Le président de la Republika Srpska, Milorad Dodik, a promulgué hier une loi rejetant l’autorité du haut représentant international dans cette entité serbe de Bosnie, rapporte l’AFP. Cette décision représente un défi de taille pour le haut représentant Christian Schmidt.
Depuis la nomination en 2021 à ce poste de cet homme politique allemand, les dirigeants des Serbes de Bosnie, et notamment Milorad Dodik, rejettent son autorité et affirment régulièrement qu’il s’agit d’un haut représentant «illégal» ou «faux», car il n’a pas été approuvé par le Conseil de sécurité de l’ONU, comme ses prédécesseurs. «Le président de le Republika Srpska (RS), Milorad Dodik, a signé le décret sur la promulgation» de cette loi, adoptée le 21 juin par le Parlement de l’entité serbe, indique son cabinet dans un communiqué. Dans une lettre adressée parallèlement au bureau du haut représentant (OHR), Milorad Dodik réaffirme sa position à son égard.
«Le haut représentant en Bosnie-Herzégovine n’existe pas et c’est dégoûtant et illégal de vous représenter faussement, par quoi vous êtes en train de commettre un acte criminel», a écrit le chef politique des Serbes de Bosnie, selon le contenu de cette lettre publié par son cabinet. Proche du Kremlin, Milorad Dodik est visé par des sanctions américaines et britanniques après avoir multiplié, ces dernières années, les menaces séparatistes. La loi qu’il a promulguée stipule que les décisions prises par le haut représentant international ne seront plus publiées dans le Journal officiel de l’entité serbe, ce qui signifie de facto le rejet de son autorité.

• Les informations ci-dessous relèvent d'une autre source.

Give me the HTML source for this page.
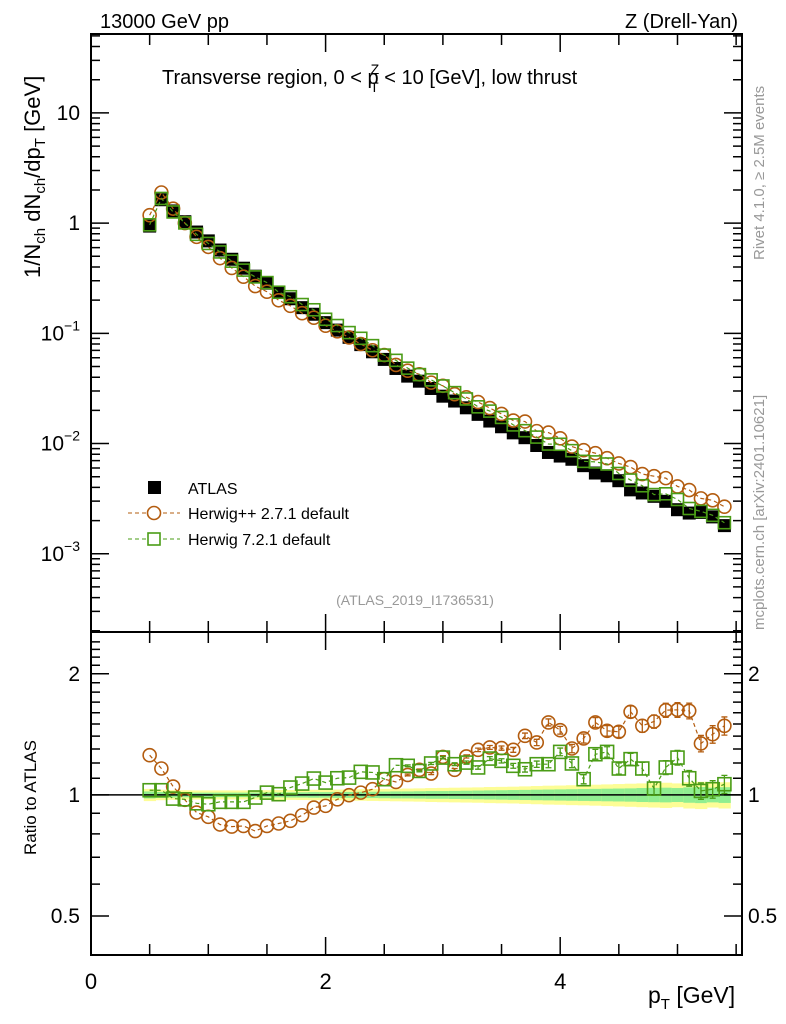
<!DOCTYPE html>
<html><head><meta charset="utf-8"><style>
html,body{margin:0;padding:0;background:#fff;}
svg{display:block;font-family:"Liberation Sans",Arial,sans-serif;}
</style></head><body>
<svg id="chart" width="786" height="1024" viewBox="0 0 786 1024" xmlns="http://www.w3.org/2000/svg">
<g id="bands"></g>
<g id="marks"></g>
<g id="axes"></g>
<text x="100" y="28" font-size="20">13000 GeV pp</text>
<text x="738" y="28" font-size="20" text-anchor="end">Z (Drell-Yan)</text>
<text x="162" y="84" font-size="20">Transverse region, 0 &lt; p<tspan font-size="14" dx="-8" dy="-10">Z</tspan><tspan font-size="14" dx="-9" dy="18">T</tspan><tspan dy="-8"> &lt; 10 [GeV], low thrust</tspan></text>
<text transform="translate(764,260) rotate(-90)" font-size="15" fill="#999">Rivet 4.1.0, ≥ 2.5M events</text>
<text transform="translate(764,630) rotate(-90)" font-size="15" fill="#999">mcplots.cern.ch [arXiv:2401.10621]</text>
<text transform="translate(40,278) rotate(-90)" font-size="22">1/N<tspan font-size="15" dy="5">ch</tspan><tspan dy="-5"> dN</tspan><tspan font-size="15" dy="5">ch</tspan><tspan dy="-5">/dp</tspan><tspan font-size="15" dy="5">T</tspan><tspan dy="-5"> [GeV]</tspan></text>
<text transform="translate(36,855) rotate(-90)" font-size="17">Ratio to ATLAS</text>
<text x="648" y="1003" font-size="23">p<tspan font-size="15" dy="6">T</tspan><tspan dy="-6"> [GeV]</tspan></text>
<text x="415" y="605" font-size="14" fill="#999" text-anchor="middle">(ATLAS_2019_I1736531)</text>
<g>
<rect x="148" y="481" width="13" height="13" fill="#000"/>
<text x="188" y="494" font-size="16">ATLAS</text>
<line x1="128" y1="513" x2="180" y2="513" stroke="#b35c0f" stroke-dasharray="4,3"/>
<circle cx="154" cy="513" r="6.5" fill="#fff" stroke="#b35c0f" stroke-width="1.6"/>
<text x="188" y="519" font-size="16">Herwig++ 2.7.1 default</text>
<line x1="128" y1="539" x2="180" y2="539" stroke="#4a9c16" stroke-dasharray="4,3"/>
<rect x="148" y="533" width="12" height="12" fill="#fff" stroke="#4a9c16" stroke-width="1.6"/>
<text x="188" y="545" font-size="16">Herwig 7.2.1 default</text>
</g>
</svg>
<script>
const xs = [0.5,0.6,0.7,0.8,0.9,1.0,1.1,1.2,1.3,1.4,1.5,1.6,1.7,1.8,1.9,2.0,2.1,2.2,2.3,2.4,2.5,2.6,2.7,2.8,2.9,3.0,3.1,3.2,3.3,3.4,3.5,3.6,3.7,3.8,3.9,4.0,4.1,4.2,4.3,4.4,4.5,4.6,4.7,4.8,4.9,5.0,5.1,5.2,5.3,5.4];
const atlas = [0.94,1.63,1.29,1.03,0.83,0.69,0.57,0.47,0.39,0.33,0.285,0.235,0.206,0.171,0.149,0.125,0.107,0.092,0.079,0.068,0.058,0.048,0.0409,0.0368,0.0316,0.0269,0.0243,0.0211,0.0184,0.0160,0.0142,0.0125,0.0113,0.0096,0.0083,0.0077,0.0072,0.0063,0.0054,0.0051,0.0046,0.0038,0.00356,0.00332,0.00299,0.00251,0.00234,0.00237,0.00216,0.0018];
const ratioHpp = [1.255,1.163,1.049,0.972,0.904,0.882,0.844,0.834,0.837,0.813,0.837,0.849,0.862,0.890,0.930,0.939,0.975,0.998,1.013,1.033,1.094,1.077,1.121,1.154,1.130,1.243,1.154,1.246,1.294,1.312,1.307,1.294,1.402,1.350,1.514,1.448,1.304,1.381,1.514,1.443,1.435,1.609,1.485,1.522,1.624,1.627,1.618,1.342,1.415,1.485];
const ratioH7 = [1.027,1.027,0.979,0.975,0.953,0.948,0.961,0.961,0.961,0.985,1.013,1.004,1.043,1.067,1.098,1.073,1.100,1.104,1.141,1.137,1.094,1.185,1.181,1.147,1.197,1.238,1.192,1.203,1.170,1.231,1.215,1.181,1.158,1.192,1.192,1.279,1.197,1.094,1.262,1.279,1.163,1.227,1.163,1.037,1.170,1.238,1.100,1.023,1.033,1.063];
const errMC = [0,0,0,0,0,0,0,0,0,0,0,0,0,0,0,0,0,0,0,0,0,0,0.005,0.005,0.006,0.007,0.008,0.009,0.01,0.011,0.012,0.014,0.016,0.018,0.02,0.022,0.024,0.026,0.028,0.03,0.032,0.034,0.036,0.038,0.04,0.042,0.045,0.047,0.05,0.052];
const bandYellow = [0.035,0.03,0.028,0.027,0.026,0.026,0.026,0.026,0.026,0.027,0.027,0.028,0.028,0.029,0.03,0.03,0.031,0.032,0.033,0.034,0.035,0.036,0.037,0.038,0.04,0.041,0.042,0.043,0.044,0.046,0.047,0.048,0.05,0.052,0.054,0.055,0.057,0.058,0.06,0.062,0.064,0.066,0.068,0.07,0.072,0.068,0.075,0.078,0.07,0.075];
const bandGreen = [0.02,0.017,0.015,0.014,0.013,0.013,0.013,0.013,0.013,0.014,0.014,0.014,0.015,0.015,0.016,0.016,0.017,0.017,0.018,0.018,0.019,0.02,0.02,0.021,0.022,0.022,0.023,0.024,0.025,0.026,0.027,0.028,0.029,0.03,0.031,0.032,0.033,0.034,0.035,0.036,0.037,0.038,0.04,0.041,0.042,0.04,0.044,0.046,0.042,0.045];
const logTicks = [0.001,0.01,0.1,1,10];
const logTickLabels = ["10","10","10","1","10"];
const logTickExp = ["−3","−2","−1","",""];
const ratioTicks = [0.5,1,2];
const ratioTickLabels = ["0.5","1","2"];
const xTicks = [0,2,4];
const xTickLabels = ["0","2","4"];

const NS="http://www.w3.org/2000/svg";
const L=91, R=742, T=34, MB=632, RB=955;
const X0=0, X1=5.55;
const YL0=Math.log10(1.95e-4), YL1=Math.log10(52);
const RL0=Math.log2(0.4), RL1=Math.log2(2.54);
function sx(v){return L+(v-X0)/(X1-X0)*(R-L);}
function sy(v){return MB-(Math.log10(v)-YL0)/(YL1-YL0)*(MB-T);}
function sr(v){return RB-(Math.log2(v)-RL0)/(RL1-RL0)*(RB-MB);}
function mk(tag,attrs,parent){const e=document.createElementNS(NS,tag);for(const k in attrs)e.setAttribute(k,attrs[k]);parent.appendChild(e);return e;}
const bands=document.getElementById('bands'), marks=document.getElementById('marks'), axes=document.getElementById('axes');
const hw=0.05;
for(let i=0;i<xs.length;i++){
  const x0=sx(xs[i]-hw), x1=sx(xs[i]+hw);
  const y=mk('rect',{x:x0,y:sr(1+bandYellow[i]),width:x1-x0+0.5,height:sr(1-bandYellow[i])-sr(1+bandYellow[i]),fill:'#fdfd96'},bands);
  
  
  const g=mk('rect',{x:x0,y:sr(1+bandGreen[i]),width:x1-x0+0.5,height:sr(1-bandGreen[i])-sr(1+bandGreen[i]),fill:'#90ee90'},bands);
  
  
}
const unity=mk('line',{x1:L,x2:R,y1:sr(1),y2:sr(1),stroke:'#000','stroke-width':1.5},bands);


for(let i=0;i<xs.length;i++){
  const r=mk('rect',{x:sx(xs[i])-6.5,y:sy(atlas[i])-6.5,width:13,height:13,fill:'#000'},marks);
  
  
}
function series(ratio,color,shape,nm){
  let pm='',pr='';
  for(let i=0;i<xs.length;i++){
    const v=atlas[i]*ratio[i];
    pm+=(i?'L':'M')+sx(xs[i])+','+sy(v);
    pr+=(i?'L':'M')+sx(xs[i])+','+sr(ratio[i]);
  }
  const l1=mk('path',{d:pm,fill:'none',stroke:color,'stroke-dasharray':'4,3','stroke-width':1.2},marks);
  
  
  const l2=mk('path',{d:pr,fill:'none',stroke:color,'stroke-dasharray':'4,3','stroke-width':1.2},marks);
  
  
  for(let i=0;i<xs.length;i++){
    const cx=sx(xs[i]);
    const v=atlas[i]*ratio[i];
    if(errMC[i]>0){
      const e=ratio[i]*errMC[i];
      const y1=sr(ratio[i]+e), y2=sr(ratio[i]-e);
      const eb=mk('path',{d:`M${cx},${y1}L${cx},${y2}M${cx-3},${y1}L${cx+3},${y1}M${cx-3},${y2}L${cx+3},${y2}`,stroke:color,'stroke-width':1.3,fill:'none'},marks);
      
      
    }
    let a,b;
    if(shape==='c'){
      a=mk('circle',{cx:cx,cy:sy(v),r:6.5,fill:'none',stroke:color,'stroke-width':1.6},marks);
      b=mk('circle',{cx:cx,cy:sr(ratio[i]),r:6.5,fill:'none',stroke:color,'stroke-width':1.6},marks);
    } else {
      a=mk('rect',{x:cx-6,y:sy(v)-6,width:12,height:12,fill:'none',stroke:color,'stroke-width':1.6},marks);
      b=mk('rect',{x:cx-6.5,y:sr(ratio[i])-6.5,width:13,height:13,fill:'none',stroke:color,'stroke-width':1.6},marks);
    }
    
    
    
    
  }
}
series(ratioHpp,'#b35c0f','c','herwigpp');
series(ratioH7,'#4a9c16','s','herwig7');
const f1=mk('rect',{x:L,y:T,width:R-L,height:MB-T,fill:'none',stroke:'#000','stroke-width':2},axes);


const f2=mk('rect',{x:L,y:MB,width:R-L,height:RB-MB,fill:'none',stroke:'#000','stroke-width':2},axes);


let tk='';
for(let v=0;v<=5.5;v+=0.5){
  const x=sx(v), len=(Math.abs(v-Math.round(v/2)*2)<1e-6)?18:11;
  tk+=`M${x},${T}L${x},${T+len}M${x},${MB}L${x},${MB-len}M${x},${MB}L${x},${MB+len}M${x},${RB}L${x},${RB-len}`;
}
for(let d=-4;d<=1;d++){
  for(let m=1;m<10;m++){
    const v=m*Math.pow(10,d); const y=sy(v);
    if(y<T||y>MB) continue;
    const len=m===1?18:9;
    tk+=`M${L},${y}L${L+len},${y}M${R},${y}L${R-len},${y}`;
  }
}
for(let v=0.4;v<=2.5;v+=0.1){
  const y=sr(v); if(y<MB||y>RB) continue;
  const major=[0.5,1,2].some(t=>Math.abs(t-v)<1e-6);
  const len=major?18:9;
  tk+=`M${L},${y}L${L+len},${y}M${R},${y}L${R-len},${y}`;
}
const tp=mk('path',{d:tk,stroke:'#000','stroke-width':1.5,fill:'none'},axes);


for(let i=0;i<xTicks.length;i++){
  const t=mk('text',{x:sx(xTicks[i]),y:RB+34,'font-size':22,'text-anchor':'middle'},axes);
  t.textContent=xTickLabels[i];
  
  
}
for(let i=0;i<logTicks.length;i++){
  const y=sy(logTicks[i]);
  const t=mk('text',{x:80,y:y+7,'font-size':21,'text-anchor':'end'},axes);
  t.textContent=logTickLabels[i];
  if(logTickExp[i]){
    const s=mk('tspan',{'font-size':14,dy:-10},t); s.textContent=logTickExp[i];
  }
  
  
}
for(let i=0;i<ratioTicks.length;i++){
  const y=sr(ratioTicks[i]);
  const t=mk('text',{x:80,y:y+7,'font-size':21,'text-anchor':'end'},axes);
  t.textContent=ratioTickLabels[i];
  
  
  const t2=mk('text',{x:748,y:y+7,'font-size':21},axes);
  t2.textContent=ratioTickLabels[i];
  
  
}
</script>
</body></html>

Le haut représentant, qui veille au respect de l’accord de paix de Dayton (Etats-Unis, 1995), dispose de pouvoirs discrétionnaires lui permettant d’annuler ou d’imposer des lois et aussi de limoger des élus. Principal allié international des Serbes de Bosnie, la Russie a proposé en juillet 2021 au Conseil de sécurité de l’ONU un projet de résolution, co-parrainée par la Chine, prévoyant la fermeture de l’OHR en juillet 2022. Ce texte a été rejeté, des diplomates occidentaux ayant alors accusé Moscou de vouloir décrédibiliser le haut représentant.
En signant le décret, Milorad Dodik a ignoré aussi la dernière décision de Christian Schmidt qui a annulé, samedi dernier, avec le soutien des principales puissances occidentales, cette même loi, avant son entrée en vigueur. Le diplomate allemand a alors annulé aussi une autre loi adoptée fin juin par les députés serbes bosniens, refusant la mise en œuvre en RS des décisions de la Cour constitutionnelle de Bosnie, un texte vivement dénoncé par Washington, Paris et Londres.
Ce texte, dont la promulgation a également été annoncée par Dodik, a été qualifié par Christian Schmidt de «violation directe de l’ordre constitutionnel (...) et de l’accord de paix». «Je dois défendre ce peuple (serbe, ndlr). Je suis prêt au sacrifice et à aller jusqu’au bout parce que je n’ai pas le choix», a déclaré Milorad Dodik dimanche à la presse. Par sa dernière décision, le haut représentant a aussi modifié le code pénal bosnien, permettant à la justice locale de poursuivre des responsables politiques s’opposant à ses propres décisions et à celles de la Cour constitutionnelle, prévoyant des peines jusqu’à cinq ans d’emprisonnement.
Depuis la guerre intercommunautaire des années 1990, la Bosnie est divisée en deux entités, une serbe et l’autre croato-bosniaque, unies par de faibles institutions centrales.